3. 'Organizations will change. Mergers and acquisitions will occur. Job responsibilities will evolve.'

Microsoft just closed a massive acquisition -- its $7.2 billion purchase of Nokia -- and that one is going to take a while to digest. But Nadella wants it known that more deals are coming, though he didn't offer a timeframe.

Acquisitions don't have to be expensive to have a big impact. Microsoft just beefed up its Azure backup and recovery by acquiring InMage, a vendor of business continuity software. In May, Microsoft bought SyntaxTree, maker of the UnityVS plugin for Visual Studio, which developers use to build games for Windows, iOS and Android.
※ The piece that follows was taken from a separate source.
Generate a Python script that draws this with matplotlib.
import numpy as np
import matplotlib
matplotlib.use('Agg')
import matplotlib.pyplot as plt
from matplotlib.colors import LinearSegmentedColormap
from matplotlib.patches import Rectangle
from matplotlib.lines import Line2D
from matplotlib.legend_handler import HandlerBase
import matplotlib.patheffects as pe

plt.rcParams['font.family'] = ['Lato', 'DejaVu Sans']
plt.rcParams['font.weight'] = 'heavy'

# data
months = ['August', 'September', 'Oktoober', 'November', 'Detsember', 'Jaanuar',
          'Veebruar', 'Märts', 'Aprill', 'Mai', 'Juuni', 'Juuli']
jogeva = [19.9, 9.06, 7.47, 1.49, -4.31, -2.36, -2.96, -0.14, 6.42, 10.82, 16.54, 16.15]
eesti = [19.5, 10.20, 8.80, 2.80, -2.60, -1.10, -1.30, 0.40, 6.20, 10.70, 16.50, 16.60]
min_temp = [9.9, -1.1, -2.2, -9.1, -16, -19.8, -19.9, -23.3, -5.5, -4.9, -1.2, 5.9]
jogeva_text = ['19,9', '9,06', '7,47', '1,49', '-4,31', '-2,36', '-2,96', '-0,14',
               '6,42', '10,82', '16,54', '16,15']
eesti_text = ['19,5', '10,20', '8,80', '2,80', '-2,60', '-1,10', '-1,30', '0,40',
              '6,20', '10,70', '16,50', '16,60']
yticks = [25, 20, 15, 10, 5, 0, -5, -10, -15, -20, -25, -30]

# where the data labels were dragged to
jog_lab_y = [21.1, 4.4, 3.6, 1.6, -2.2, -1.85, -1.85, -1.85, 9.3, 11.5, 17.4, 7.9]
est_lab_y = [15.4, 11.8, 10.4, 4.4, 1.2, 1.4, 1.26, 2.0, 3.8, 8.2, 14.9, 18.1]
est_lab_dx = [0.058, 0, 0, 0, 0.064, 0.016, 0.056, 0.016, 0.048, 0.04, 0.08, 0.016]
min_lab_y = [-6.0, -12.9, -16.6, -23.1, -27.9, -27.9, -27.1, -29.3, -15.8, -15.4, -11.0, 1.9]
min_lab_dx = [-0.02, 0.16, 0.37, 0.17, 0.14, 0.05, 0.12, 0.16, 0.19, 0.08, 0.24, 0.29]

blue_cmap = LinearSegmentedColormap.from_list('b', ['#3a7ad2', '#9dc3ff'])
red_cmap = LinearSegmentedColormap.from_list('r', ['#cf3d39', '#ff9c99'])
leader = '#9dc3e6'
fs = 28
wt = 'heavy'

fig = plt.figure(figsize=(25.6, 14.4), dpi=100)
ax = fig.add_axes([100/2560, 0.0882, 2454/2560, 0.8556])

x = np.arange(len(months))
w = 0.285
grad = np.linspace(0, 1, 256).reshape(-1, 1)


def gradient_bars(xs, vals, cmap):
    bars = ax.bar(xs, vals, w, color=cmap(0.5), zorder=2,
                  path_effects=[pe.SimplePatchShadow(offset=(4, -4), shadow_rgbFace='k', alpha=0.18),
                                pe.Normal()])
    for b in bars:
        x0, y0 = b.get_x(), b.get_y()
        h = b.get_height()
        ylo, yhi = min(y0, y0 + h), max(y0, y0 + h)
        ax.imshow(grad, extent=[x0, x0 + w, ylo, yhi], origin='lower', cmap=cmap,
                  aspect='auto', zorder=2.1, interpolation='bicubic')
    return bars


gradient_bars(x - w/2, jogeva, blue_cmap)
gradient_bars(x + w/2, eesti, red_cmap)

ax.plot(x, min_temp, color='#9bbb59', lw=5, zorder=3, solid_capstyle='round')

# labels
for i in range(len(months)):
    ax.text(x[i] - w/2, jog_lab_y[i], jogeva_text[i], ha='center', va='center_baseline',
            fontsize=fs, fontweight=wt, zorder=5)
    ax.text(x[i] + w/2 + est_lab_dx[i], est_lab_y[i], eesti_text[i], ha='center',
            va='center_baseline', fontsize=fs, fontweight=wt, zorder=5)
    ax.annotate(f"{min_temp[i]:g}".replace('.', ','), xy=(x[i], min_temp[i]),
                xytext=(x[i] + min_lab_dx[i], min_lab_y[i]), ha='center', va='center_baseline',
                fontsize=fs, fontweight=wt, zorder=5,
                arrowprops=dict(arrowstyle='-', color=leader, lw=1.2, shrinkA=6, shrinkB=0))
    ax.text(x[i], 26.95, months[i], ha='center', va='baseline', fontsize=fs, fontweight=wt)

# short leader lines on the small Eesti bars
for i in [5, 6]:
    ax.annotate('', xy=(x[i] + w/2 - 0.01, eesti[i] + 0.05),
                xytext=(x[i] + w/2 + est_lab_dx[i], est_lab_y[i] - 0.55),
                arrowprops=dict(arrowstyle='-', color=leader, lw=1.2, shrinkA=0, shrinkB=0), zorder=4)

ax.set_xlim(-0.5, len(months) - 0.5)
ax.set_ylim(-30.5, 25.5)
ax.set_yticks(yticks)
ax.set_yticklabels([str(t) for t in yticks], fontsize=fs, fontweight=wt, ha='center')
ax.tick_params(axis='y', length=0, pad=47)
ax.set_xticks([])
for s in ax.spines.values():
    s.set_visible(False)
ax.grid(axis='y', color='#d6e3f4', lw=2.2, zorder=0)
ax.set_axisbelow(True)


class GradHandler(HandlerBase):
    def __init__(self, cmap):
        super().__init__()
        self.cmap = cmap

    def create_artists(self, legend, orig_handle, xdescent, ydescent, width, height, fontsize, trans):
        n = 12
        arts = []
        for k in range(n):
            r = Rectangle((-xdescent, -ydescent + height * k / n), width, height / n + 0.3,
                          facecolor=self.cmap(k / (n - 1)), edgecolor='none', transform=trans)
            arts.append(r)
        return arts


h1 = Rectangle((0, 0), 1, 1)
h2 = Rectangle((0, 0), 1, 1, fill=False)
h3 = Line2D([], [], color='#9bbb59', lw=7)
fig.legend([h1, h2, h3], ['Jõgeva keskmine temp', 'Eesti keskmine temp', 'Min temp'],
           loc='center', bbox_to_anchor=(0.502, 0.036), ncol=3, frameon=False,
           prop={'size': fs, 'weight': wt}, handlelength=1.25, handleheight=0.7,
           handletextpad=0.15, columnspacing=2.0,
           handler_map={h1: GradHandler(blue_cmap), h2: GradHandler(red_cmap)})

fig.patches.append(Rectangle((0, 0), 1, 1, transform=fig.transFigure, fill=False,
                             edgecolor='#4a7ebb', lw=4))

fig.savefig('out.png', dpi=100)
Xamarin, which talked with Microsoft earlier this year about an acquisition or strategic investment, is another small (by Microsoft's standards) deal that could have a huge impact on its standing in the mobile space.

4. 'New partnerships will be formed. Our priorities will be adjusted. New skills will be built.'

Nadella, in the email to employees, said he's not going to follow Ballmer's "devices and services" path. "While the devices and services description was helpful in starting our transformation, we now need to hone in on our unique strategy," Nadella said in the email.
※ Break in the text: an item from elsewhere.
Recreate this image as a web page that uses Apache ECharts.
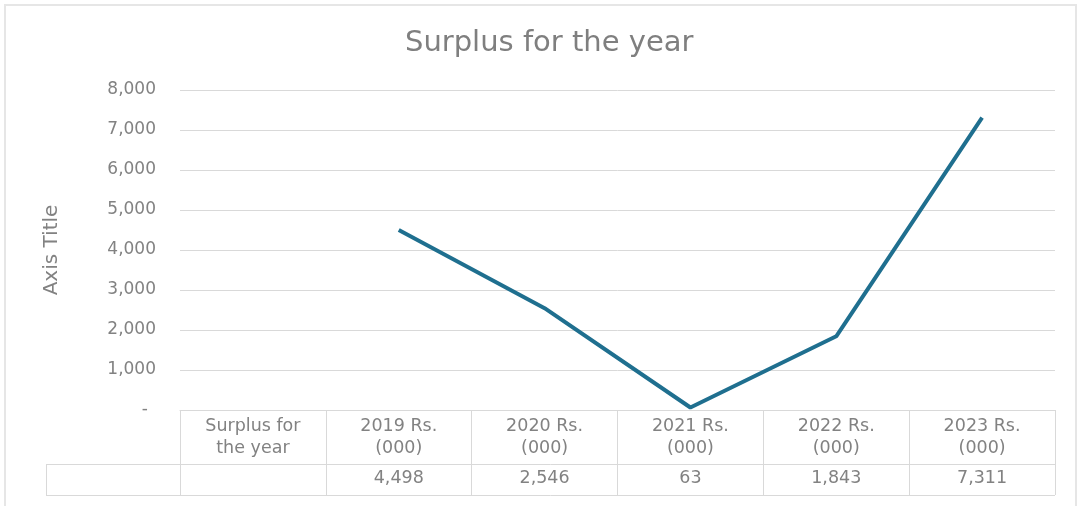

Exactly what that unique strategy is remains to be seen. But Nadella hasn’t been shy about the fact that he sees Microsoft as a software vendor first and foremost.

While devices like Surface and Xbox are still part of the strategy, Nadella wants Microsoft to infuse data analytics into everything it does, so every Microsoft engineering team will now have a data science component, he said in the email.

As for new partnerships, there's been chatter for the past couple of years about some sort of joint venture between Microsoft and Apple, which both loathe Google far more than they do each other. Perhaps something could be revealed at WPC that brings this relationship into sharper focus.

5. 'Over the course of July, the Senior Leadership Team and I will share more on the engineering and organization changes we believe are needed.'

Microsoft watchers took this to mean Nadella is planning a reorg as well as layoffs, mostly coming from the base of 25,000 Nokia employees that joined recently via acquisition. Wall Street analyst Rick Sherlund of Nomura Securities believes Microsoft will cut between 5 percent and 10 percent of its 125,000-member workforce.

Eliminating 25 percent of Nokia's 25,000 employees would enable Microsoft to shed around $1 billion in costs, Sherlund estimated in a recent note to clients.